Start Information provided

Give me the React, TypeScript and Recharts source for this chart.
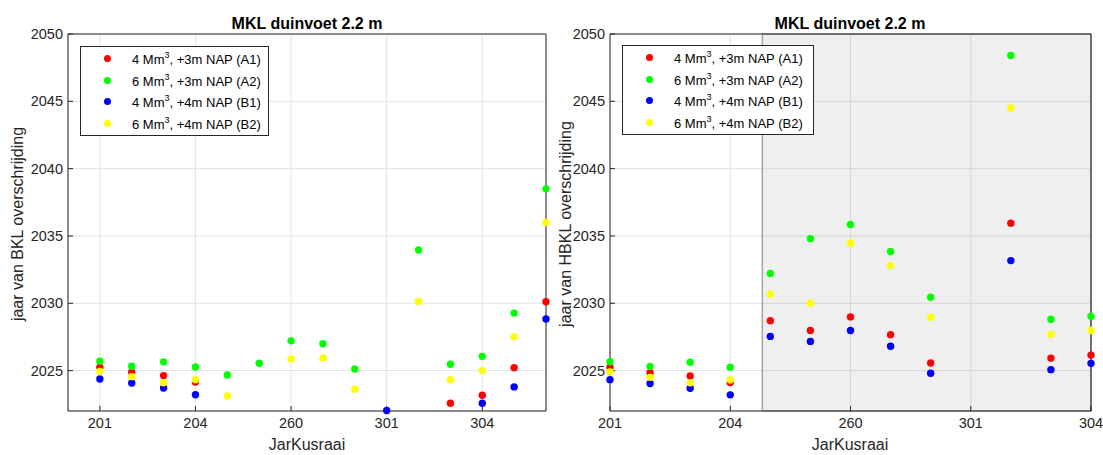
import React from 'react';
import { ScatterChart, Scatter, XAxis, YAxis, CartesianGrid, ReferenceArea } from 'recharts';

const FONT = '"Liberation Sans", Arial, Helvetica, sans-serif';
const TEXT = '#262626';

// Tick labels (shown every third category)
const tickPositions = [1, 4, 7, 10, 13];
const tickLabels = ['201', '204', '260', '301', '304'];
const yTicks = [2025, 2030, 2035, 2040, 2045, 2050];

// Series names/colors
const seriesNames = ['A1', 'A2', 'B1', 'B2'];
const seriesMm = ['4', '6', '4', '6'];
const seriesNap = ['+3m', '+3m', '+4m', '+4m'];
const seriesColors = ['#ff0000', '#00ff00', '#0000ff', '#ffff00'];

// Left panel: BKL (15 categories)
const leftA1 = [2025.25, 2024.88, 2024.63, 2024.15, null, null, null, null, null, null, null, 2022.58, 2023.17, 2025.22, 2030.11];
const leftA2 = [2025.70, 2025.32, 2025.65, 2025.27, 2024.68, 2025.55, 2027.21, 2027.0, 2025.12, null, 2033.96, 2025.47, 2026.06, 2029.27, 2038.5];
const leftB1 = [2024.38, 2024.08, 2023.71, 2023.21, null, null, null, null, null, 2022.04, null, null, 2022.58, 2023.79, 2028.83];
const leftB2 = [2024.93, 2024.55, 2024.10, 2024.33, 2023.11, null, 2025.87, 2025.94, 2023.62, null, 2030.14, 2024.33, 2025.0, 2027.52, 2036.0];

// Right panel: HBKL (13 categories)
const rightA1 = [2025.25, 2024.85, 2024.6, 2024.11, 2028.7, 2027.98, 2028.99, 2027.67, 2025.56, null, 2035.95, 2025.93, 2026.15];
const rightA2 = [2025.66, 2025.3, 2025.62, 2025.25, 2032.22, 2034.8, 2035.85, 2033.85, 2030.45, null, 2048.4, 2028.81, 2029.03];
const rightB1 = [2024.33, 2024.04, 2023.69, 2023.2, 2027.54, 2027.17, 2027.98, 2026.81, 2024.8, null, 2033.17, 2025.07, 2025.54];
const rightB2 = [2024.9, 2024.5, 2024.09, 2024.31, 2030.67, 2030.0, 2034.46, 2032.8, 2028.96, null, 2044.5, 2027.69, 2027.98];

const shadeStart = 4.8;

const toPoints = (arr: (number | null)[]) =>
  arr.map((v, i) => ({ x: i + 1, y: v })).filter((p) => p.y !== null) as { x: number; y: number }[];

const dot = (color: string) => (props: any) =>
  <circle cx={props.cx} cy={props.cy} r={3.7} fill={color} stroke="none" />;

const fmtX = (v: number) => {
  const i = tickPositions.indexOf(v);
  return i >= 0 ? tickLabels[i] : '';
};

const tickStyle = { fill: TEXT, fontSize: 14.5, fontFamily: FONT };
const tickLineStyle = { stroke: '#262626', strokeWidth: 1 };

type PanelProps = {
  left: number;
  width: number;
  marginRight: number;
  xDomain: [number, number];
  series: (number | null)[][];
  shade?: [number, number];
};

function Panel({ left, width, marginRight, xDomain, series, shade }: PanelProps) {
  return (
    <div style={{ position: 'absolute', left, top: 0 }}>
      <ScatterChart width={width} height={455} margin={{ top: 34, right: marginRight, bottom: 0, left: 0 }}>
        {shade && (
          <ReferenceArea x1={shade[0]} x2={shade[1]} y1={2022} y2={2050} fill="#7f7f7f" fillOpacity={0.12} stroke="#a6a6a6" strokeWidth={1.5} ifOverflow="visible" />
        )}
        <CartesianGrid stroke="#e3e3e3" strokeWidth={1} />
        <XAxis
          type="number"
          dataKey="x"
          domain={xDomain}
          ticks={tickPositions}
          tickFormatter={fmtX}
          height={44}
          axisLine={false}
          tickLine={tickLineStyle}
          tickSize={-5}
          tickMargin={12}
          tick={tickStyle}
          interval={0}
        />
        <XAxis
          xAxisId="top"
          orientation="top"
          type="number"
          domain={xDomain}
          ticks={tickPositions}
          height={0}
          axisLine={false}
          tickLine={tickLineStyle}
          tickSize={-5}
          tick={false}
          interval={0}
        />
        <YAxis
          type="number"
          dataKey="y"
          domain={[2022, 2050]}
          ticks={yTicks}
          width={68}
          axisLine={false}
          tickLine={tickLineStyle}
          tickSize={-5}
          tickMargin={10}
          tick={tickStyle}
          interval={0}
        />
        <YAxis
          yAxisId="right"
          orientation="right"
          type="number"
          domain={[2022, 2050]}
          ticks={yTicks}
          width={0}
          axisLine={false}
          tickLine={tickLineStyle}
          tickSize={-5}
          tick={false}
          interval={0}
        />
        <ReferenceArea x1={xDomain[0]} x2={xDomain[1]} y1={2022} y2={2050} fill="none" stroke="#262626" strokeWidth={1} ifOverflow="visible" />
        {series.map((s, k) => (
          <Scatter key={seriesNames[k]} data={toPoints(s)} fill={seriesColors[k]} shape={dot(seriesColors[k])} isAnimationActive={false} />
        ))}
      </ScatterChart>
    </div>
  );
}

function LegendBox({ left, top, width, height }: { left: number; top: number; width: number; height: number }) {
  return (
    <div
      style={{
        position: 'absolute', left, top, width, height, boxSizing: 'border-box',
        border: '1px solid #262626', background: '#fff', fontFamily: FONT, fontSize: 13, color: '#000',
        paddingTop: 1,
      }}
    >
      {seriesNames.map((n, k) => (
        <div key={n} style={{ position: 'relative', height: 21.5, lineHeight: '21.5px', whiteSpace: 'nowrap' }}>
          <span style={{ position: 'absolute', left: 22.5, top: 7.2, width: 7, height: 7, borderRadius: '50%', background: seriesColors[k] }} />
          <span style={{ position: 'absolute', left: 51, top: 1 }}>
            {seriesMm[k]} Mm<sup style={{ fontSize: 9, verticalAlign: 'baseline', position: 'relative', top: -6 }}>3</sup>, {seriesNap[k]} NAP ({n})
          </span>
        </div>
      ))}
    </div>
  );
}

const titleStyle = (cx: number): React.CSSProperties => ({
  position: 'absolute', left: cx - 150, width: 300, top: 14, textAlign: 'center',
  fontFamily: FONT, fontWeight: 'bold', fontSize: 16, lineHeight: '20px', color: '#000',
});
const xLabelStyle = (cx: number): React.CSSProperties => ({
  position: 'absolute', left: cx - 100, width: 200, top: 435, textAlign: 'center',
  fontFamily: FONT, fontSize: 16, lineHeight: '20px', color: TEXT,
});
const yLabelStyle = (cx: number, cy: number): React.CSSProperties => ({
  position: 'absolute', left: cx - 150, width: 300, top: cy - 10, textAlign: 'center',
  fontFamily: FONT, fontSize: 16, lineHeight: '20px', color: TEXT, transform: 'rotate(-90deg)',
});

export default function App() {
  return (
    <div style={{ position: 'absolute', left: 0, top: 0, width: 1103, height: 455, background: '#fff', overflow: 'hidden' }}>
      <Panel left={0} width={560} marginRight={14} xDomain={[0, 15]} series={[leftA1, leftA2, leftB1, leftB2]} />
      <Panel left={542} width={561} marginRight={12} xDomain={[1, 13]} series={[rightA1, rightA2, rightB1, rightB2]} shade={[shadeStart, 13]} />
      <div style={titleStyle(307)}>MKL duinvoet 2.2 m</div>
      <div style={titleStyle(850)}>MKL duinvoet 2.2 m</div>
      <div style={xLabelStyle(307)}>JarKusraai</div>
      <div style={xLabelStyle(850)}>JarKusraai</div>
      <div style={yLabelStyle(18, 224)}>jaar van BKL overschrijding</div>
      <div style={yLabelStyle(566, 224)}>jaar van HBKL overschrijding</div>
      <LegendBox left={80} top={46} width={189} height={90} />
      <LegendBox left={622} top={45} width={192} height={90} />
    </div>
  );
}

End Information provided
Start Information provided

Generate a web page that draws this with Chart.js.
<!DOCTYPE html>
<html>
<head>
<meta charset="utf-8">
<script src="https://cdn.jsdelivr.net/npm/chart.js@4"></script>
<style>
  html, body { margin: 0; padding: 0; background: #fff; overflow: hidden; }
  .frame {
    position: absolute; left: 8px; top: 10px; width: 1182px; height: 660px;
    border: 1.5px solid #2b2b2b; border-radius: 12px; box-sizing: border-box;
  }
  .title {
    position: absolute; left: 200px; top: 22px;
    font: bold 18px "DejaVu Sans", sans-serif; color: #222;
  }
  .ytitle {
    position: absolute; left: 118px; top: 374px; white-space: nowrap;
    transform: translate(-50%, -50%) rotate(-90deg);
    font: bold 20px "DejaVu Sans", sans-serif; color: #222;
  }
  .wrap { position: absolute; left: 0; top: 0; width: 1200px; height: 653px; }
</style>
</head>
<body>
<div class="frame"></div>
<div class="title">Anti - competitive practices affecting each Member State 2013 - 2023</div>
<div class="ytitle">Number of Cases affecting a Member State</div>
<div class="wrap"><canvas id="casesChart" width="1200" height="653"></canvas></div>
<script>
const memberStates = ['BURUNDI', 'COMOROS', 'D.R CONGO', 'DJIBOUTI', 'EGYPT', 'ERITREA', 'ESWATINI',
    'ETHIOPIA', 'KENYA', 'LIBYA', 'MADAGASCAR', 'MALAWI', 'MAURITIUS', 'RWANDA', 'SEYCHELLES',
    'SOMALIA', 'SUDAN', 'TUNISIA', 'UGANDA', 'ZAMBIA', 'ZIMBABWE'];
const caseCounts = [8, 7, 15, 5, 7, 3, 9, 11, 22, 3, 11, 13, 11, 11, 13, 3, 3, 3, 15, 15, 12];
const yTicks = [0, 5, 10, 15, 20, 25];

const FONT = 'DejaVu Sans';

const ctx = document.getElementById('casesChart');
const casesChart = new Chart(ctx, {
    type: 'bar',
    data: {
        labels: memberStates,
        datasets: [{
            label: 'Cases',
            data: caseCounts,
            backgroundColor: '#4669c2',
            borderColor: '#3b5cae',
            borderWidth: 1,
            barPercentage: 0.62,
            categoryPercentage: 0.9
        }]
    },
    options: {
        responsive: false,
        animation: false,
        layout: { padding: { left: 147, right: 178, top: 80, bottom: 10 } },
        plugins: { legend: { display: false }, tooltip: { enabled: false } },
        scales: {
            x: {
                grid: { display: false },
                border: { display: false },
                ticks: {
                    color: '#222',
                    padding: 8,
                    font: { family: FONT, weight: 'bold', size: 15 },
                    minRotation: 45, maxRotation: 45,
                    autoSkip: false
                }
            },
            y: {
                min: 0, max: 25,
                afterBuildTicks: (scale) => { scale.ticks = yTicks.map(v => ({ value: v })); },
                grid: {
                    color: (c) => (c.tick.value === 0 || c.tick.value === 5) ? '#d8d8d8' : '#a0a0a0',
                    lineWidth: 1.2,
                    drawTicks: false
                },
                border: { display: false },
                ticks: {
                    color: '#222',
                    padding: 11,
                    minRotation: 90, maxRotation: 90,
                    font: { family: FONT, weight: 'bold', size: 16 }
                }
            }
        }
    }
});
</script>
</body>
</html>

End Information provided

**Task details:** Looking above, find the stretch of lines that opens with the one holding "Give me the" and closes with the one holding "const yTicks = [2025, 2030, 2035, 2040, 2045, 2050];". Copy it exactly, pictures excluded.

**Worked solution:**
Give me the React, TypeScript and Recharts source for this chart.
import React from 'react';
import { ScatterChart, Scatter, XAxis, YAxis, CartesianGrid, ReferenceArea } from 'recharts';

const FONT = '"Liberation Sans", Arial, Helvetica, sans-serif';
const TEXT = '#262626';

// Tick labels (shown every third category)
const tickPositions = [1, 4, 7, 10, 13];
const tickLabels = ['201', '204', '260', '301', '304'];
const yTicks = [2025, 2030, 2035, 2040, 2045, 2050];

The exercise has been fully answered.